Journal Molecular biology and evolution
Volume (Issue) 31(1)
Page(s) 6 - 17
Title of proceedings Molecular biology and evolution
DOI 10.1093/molbev/mst172

Open Access

Type of Open Access Publisher (Gold Open Access)


The control, prediction, and understanding of epidemiological processes require insight into how infectious pathogens transmit in a population. The chain of transmission can in principle be reconstructed with phylogenetic methods which analyze the evolutionary history using pathogen sequence data. The quality of the reconstruction, however, crucially depends on the underlying epidemiological model used in phylogenetic inference.
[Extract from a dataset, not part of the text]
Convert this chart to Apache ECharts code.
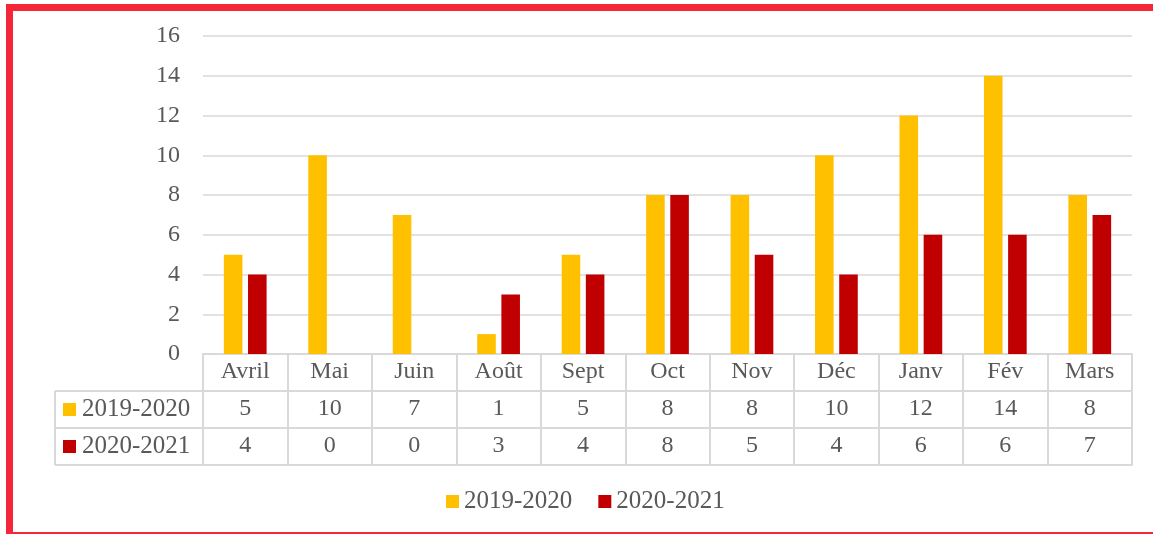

Until now, only simple epidemiological models have been used, which make limiting assumptions such as constant rate parameters, infinite total population size, or deterministically changing population size of infected individuals. Here, we present a novel phylogenetic method to infer parameters based on a classical stochastic epidemiological model. Specifically, we use the susceptible-infected-susceptible model, which accounts for density-dependent transmission rates and finite total population size, leading to a stochastically changing infected population size. We first validate our method by estimating epidemic parameters for simulated data and then apply it to transmission clusters from the Swiss HIV epidemic. Our estimates of the basic reproductive number R0 for the considered Swiss HIV transmission clusters are significantly higher than previous estimates, which were derived assuming infinite population size. This difference in key parameter estimates highlights the importance of careful model choice when doing phylogenetic inference. In summary, this article presents the first fully stochastic implementation of a classical epidemiological model for phylogenetic inference and thereby addresses a key aspect in ongoing efforts to merge phylogenetics and epidemiology.